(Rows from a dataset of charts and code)

## Begin

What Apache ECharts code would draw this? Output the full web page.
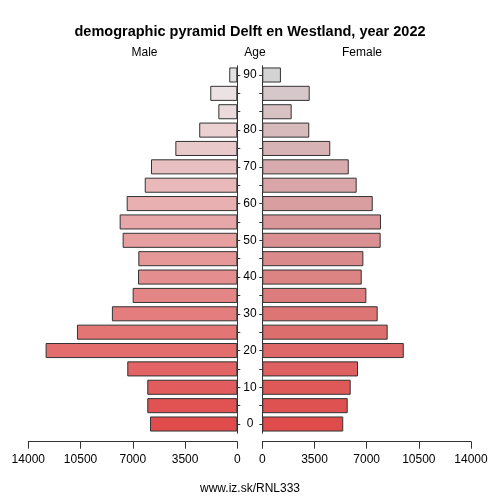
<!DOCTYPE html>
<html>
<head>
<meta charset="utf-8">
<script src="https://cdn.jsdelivr.net/npm/echarts@6/dist/echarts.min.js"></script>
<style>html,body{margin:0;padding:0;background:#fff}#c{width:500px;height:500px}</style>
</head>
<body>
<div id="c"></div>
<script>
// Age groups (bottom to top)
var ageGroups = ['0','5','10','15','20','25','30','35','40','45','50','55','60','65','70','75','80','85','90','95'];
// Tick labels shown on the age axis
var ageTickLabels = ['0','','10','','20','','30','','40','','50','','60','','70','','80','','','90'];
var maleValues = [5850, 6030, 6030, 7370, 12840, 10740, 8400, 7010, 6650, 6630, 7680, 7880, 7410, 6200, 5780, 4150, 2550, 1270, 1810, 540];
var femaleValues = [5430, 5730, 5930, 6420, 9490, 8410, 7740, 6980, 6670, 6780, 7940, 7960, 7410, 6330, 5800, 4560, 3150, 1970, 3180, 1250];
var xTicks = [0, 3500, 7000, 10500, 14000];

function mix(a, b, t) {
  var r = Math.round(a[0] + (b[0] - a[0]) * t);
  var g = Math.round(a[1] + (b[1] - a[1]) * t);
  var bl = Math.round(a[2] + (b[2] - a[2]) * t);
  return 'rgb(' + r + ',' + g + ',' + bl + ')';
}
var n = ageGroups.length;
function colorsFor(start, end, top) {
  return ageGroups.map(function (_, i) {
    return i === n - 1 ? top : mix(start, end, i / (n - 2));
  });
}
var maleColors = colorsFor([224, 75, 75], [236, 226, 227], '#e3e3e3');
var femaleColors = colorsFor([224, 75, 75], [214, 200, 202], '#d3d3d3');

var font = 'Liberation Sans, Arial, sans-serif';
var chart = echarts.init(document.getElementById('c'), null, {renderer: 'canvas'});

function xAxisCfg(idx, inverse) {
  return {
    type: 'value', gridIndex: idx, inverse: inverse,
    min: xTicks[0], max: xTicks[xTicks.length - 1], interval: xTicks[1] - xTicks[0],
    offset: 8.5,
    splitLine: {show: false},
    axisLine: {show: true, lineStyle: {color: '#333', width: 1}},
    axisTick: {show: true, length: 7, lineStyle: {color: '#333'}},
    axisLabel: {color: '#000', fontSize: 12, fontFamily: font, margin: 12,
      formatter: function (v) { return String(v); }}
  };
}

chart.setOption({
  animation: false,
  backgroundColor: '#fff',
  title: [
    {text: 'demographic pyramid Delft en Westland, year 2022', left: 'center', top: 19,
     textStyle: {fontSize: 14.5, fontWeight: 'bold', fontFamily: font, color: '#000'}},
    {text: 'Male', left: 139.5, textAlign: 'center', top: 42,
     textStyle: {fontSize: 12, fontWeight: 'normal', fontFamily: font, color: '#000'}},
    {text: 'Age', left: 250, textAlign: 'center', top: 42,
     textStyle: {fontSize: 12, fontWeight: 'normal', fontFamily: font, color: '#000'}},
    {text: 'Female', left: 357, textAlign: 'center', top: 42,
     textStyle: {fontSize: 12, fontWeight: 'normal', fontFamily: font, color: '#000'}},
    {text: 'www.iz.sk/RNL333', left: 'center', top: 478,
     textStyle: {fontSize: 12, fontWeight: 'normal', fontFamily: font, color: '#000'}}
  ],
  grid: [
    {left: 28.3, right: 262.7, top: 65.8, bottom: 66.8},
    {left: 262.3, right: 29, top: 65.8, bottom: 66.8}
  ],
  xAxis: [xAxisCfg(0, true), xAxisCfg(1, false)],
  yAxis: [
    {
      type: 'category', gridIndex: 0, data: ageGroups, position: 'right',
      axisLine: {show: true, lineStyle: {color: '#333'}},
      axisTick: {show: true, length: 3, alignWithLabel: true, interval: 0, lineStyle: {color: '#333'}},
      axisLabel: {show: true, interval: 0, align: 'center', margin: 12.7, color: '#000', fontSize: 12, fontFamily: font,
        formatter: function (v, i) { return ageTickLabels[i]; }}
    },
    {
      type: 'category', gridIndex: 1, data: ageGroups, position: 'left',
      axisLine: {show: true, lineStyle: {color: '#333'}},
      axisTick: {show: true, length: 3, alignWithLabel: true, interval: 0, lineStyle: {color: '#333'}},
      axisLabel: {show: false}
    }
  ],
  series: [
    {
      type: 'bar', xAxisIndex: 0, yAxisIndex: 0, barWidth: '82%',
      data: maleValues.map(function (v, i) {
        return {value: v, itemStyle: {color: maleColors[i]}};
      }),
      itemStyle: {borderColor: '#333', borderWidth: 1}
    },
    {
      type: 'bar', xAxisIndex: 1, yAxisIndex: 1, barWidth: '82%',
      data: femaleValues.map(function (v, i) {
        return {value: v, itemStyle: {color: femaleColors[i]}};
      }),
      itemStyle: {borderColor: '#333', borderWidth: 1}
    }
  ]
});
</script>
</body>
</html>
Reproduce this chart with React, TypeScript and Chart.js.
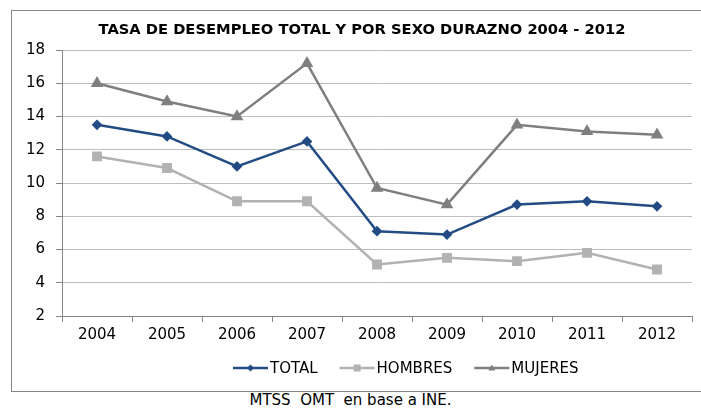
import React, { useEffect, useRef } from "react";
import { Chart, registerables } from "chart.js";

Chart.register(...registerables);

const categories = ["2004", "2005", "2006", "2007", "2008", "2009", "2010", "2011", "2012"];
const total = [13.5, 12.8, 11.0, 12.5, 7.1, 6.9, 8.7, 8.9, 8.6];
const hombres = [11.6, 10.9, 8.9, 8.9, 5.1, 5.5, 5.3, 5.8, 4.8];
const mujeres = [16.0, 14.9, 14.0, 17.2, 9.7, 8.7, 13.5, 13.1, 12.9];
const yTicks = [2, 4, 6, 8, 10, 12, 14, 16, 18];
const titleText = "TASA DE DESEMPLEO TOTAL Y POR SEXO DURAZNO 2004 - 2012";
const sourceText = "MTSS  OMT  en base a INE.";

const FONT = "'DejaVu Sans', sans-serif";

const overlayPlugin = {
  id: "overlay",
  afterDraw(chart: any) {
    const ctx = chart.ctx;
    ctx.save();
    // title
    ctx.fillStyle = "#000";
    ctx.font = "bold 14.7px " + FONT;
    ctx.textAlign = "center";
    ctx.textBaseline = "middle";
    ctx.fillText(titleText, chart.width / 2, 19);
    // legend
    const y = 357;
    let x = 221;
    ctx.font = "15px " + FONT;
    ctx.textAlign = "left";
    chart.data.datasets.forEach((ds: any) => {
      ctx.strokeStyle = ds.borderColor;
      ctx.lineWidth = 2.5;
      ctx.beginPath();
      ctx.moveTo(x, y);
      ctx.lineTo(x + 35, y);
      ctx.stroke();
      ctx.fillStyle = ds.backgroundColor;
      const cx = x + 17.5;
      const r = 3.5;
      ctx.beginPath();
      if (ds.pointStyle === "rectRot") {
        ctx.moveTo(cx, y - r);
        ctx.lineTo(cx + r, y);
        ctx.lineTo(cx, y + r);
        ctx.lineTo(cx - r, y);
      } else if (ds.pointStyle === "rect") {
        ctx.rect(cx - r, y - r, r * 2, r * 2);
      } else {
        ctx.moveTo(cx, y - r);
        ctx.lineTo(cx + r, y + r * 0.7);
        ctx.lineTo(cx - r, y + r * 0.7);
      }
      ctx.closePath();
      ctx.fill();
      ctx.fillStyle = "#000";
      ctx.fillText(ds.label, x + 37, y + 1);
      x += 37 + ctx.measureText(ds.label).width + 22;
    });
    ctx.restore();
  },
};

export default function App() {
  const ref = useRef<HTMLCanvasElement>(null);
  useEffect(() => {
    document.body.style.margin = "0";
    const chart = new Chart(ref.current!, {
      type: "line",
      data: {
        labels: categories,
        datasets: [
          {
            label: "TOTAL",
            data: total,
            borderColor: "#244C84",
            backgroundColor: "#244C84",
            borderWidth: 2.5,
            pointStyle: "rectRot",
            pointRadius: 3.6,
            pointHoverRadius: 3.6,
          },
          {
            label: "HOMBRES",
            data: hombres,
            borderColor: "#B2B2B2",
            backgroundColor: "#B2B2B2",
            borderWidth: 2.5,
            pointStyle: "rect",
            pointRadius: 5.2,
            pointHoverRadius: 5.2,
          },
          {
            label: "MUJERES",
            data: mujeres,
            borderColor: "#7F7F7F",
            backgroundColor: "#7F7F7F",
            borderWidth: 2.5,
            pointStyle: "triangle",
            pointRadius: 4.8,
            pointHoverRadius: 4.8,
          },
        ],
      },
      options: {
        animation: false,
        responsive: false,
        maintainAspectRatio: false,
        layout: { padding: { top: 39, right: 20, bottom: 44, left: 0 } },
        plugins: {
          legend: { display: false },
          title: { display: false },
          tooltip: { enabled: false },
        },
        scales: {
          x: {
            offset: true,
            afterFit: (s: any) => {
              s.height = 30;
            },
            grid: {
              drawOnChartArea: false,
              offset: true,
              tickLength: 6,
              color: "#868686",
            },
            border: { color: "#868686" },
            ticks: {
              padding: 4,
              color: "#000",
              font: { family: FONT, size: 15 },
              maxRotation: 0,
            },
          },
          y: {
            min: 2,
            max: 18,
            afterFit: (s: any) => {
              s.width = 50;
            },
            afterBuildTicks: (s: any) => {
              s.ticks = yTicks.map((v) => ({ value: v }));
            },
            grid: {
              color: "#BDBDBD",
              tickLength: 6,
              tickColor: "#868686",
            },
            border: { color: "#868686" },
            ticks: {
              padding: 11,
              color: "#000",
              font: { family: FONT, size: 15 },
            },
          },
        },
      },
      plugins: [overlayPlugin],
    });
    return () => chart.destroy();
  }, []);

  return (
    <div style={{ position: "relative", width: 701, height: 412, overflow: "hidden", background: "#fff" }}>
      <div
        style={{
          position: "absolute",
          left: 11,
          top: 10,
          width: 720,
          height: 380,
          border: "1px solid #868686",
          overflow: "hidden",
        }}
      >
        <canvas ref={ref} width={700} height={379} style={{ position: "absolute", left: 0, top: 0 }} />
      </div>
      <div
        style={{
          position: "absolute",
          left: 0,
          width: 701,
          top: 391,
          textAlign: "center",
          fontFamily: FONT,
          fontSize: 15,
          whiteSpace: "pre",
          color: "#000",
        }}
      >
        {sourceText}
      </div>
    </div>
  );
}
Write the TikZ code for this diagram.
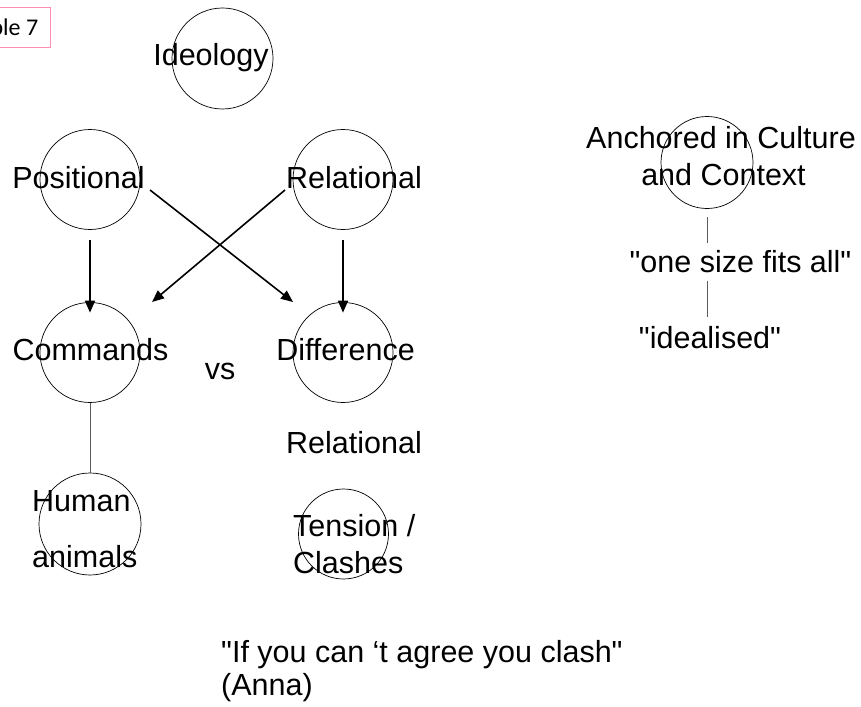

## End

What the task requires
Transcribe exactly, please, the lines between the start of the records above and the line holding "200, 202], '#d3d3d3');", counting both of those lines and omitting pictures.

Result of this exercise
What Apache ECharts code would draw this? Output the full web page.
<!DOCTYPE html>
<html>
<head>
<meta charset="utf-8">
<script src="https://cdn.jsdelivr.net/npm/echarts@6/dist/echarts.min.js"></script>
<style>html,body{margin:0;padding:0;background:#fff}#c{width:500px;height:500px}</style>
</head>
<body>
<div id="c"></div>
<script>
// Age groups (bottom to top)
var ageGroups = ['0','5','10','15','20','25','30','35','40','45','50','55','60','65','70','75','80','85','90','95'];
// Tick labels shown on the age axis
var ageTickLabels = ['0','','10','','20','','30','','40','','50','','60','','70','','80','','','90'];
var maleValues = [5850, 6030, 6030, 7370, 12840, 10740, 8400, 7010, 6650, 6630, 7680, 7880, 7410, 6200, 5780, 4150, 2550, 1270, 1810, 540];
var femaleValues = [5430, 5730, 5930, 6420, 9490, 8410, 7740, 6980, 6670, 6780, 7940, 7960, 7410, 6330, 5800, 4560, 3150, 1970, 3180, 1250];
var xTicks = [0, 3500, 7000, 10500, 14000];

function mix(a, b, t) {
  var r = Math.round(a[0] + (b[0] - a[0]) * t);
  var g = Math.round(a[1] + (b[1] - a[1]) * t);
  var bl = Math.round(a[2] + (b[2] - a[2]) * t);
  return 'rgb(' + r + ',' + g + ',' + bl + ')';
}
var n = ageGroups.length;
function colorsFor(start, end, top) {
  return ageGroups.map(function (_, i) {
    return i === n - 1 ? top : mix(start, end, i / (n - 2));
  });
}
var maleColors = colorsFor([224, 75, 75], [236, 226, 227], '#e3e3e3');
var femaleColors = colorsFor([224, 75, 75], [214, 200, 202], '#d3d3d3');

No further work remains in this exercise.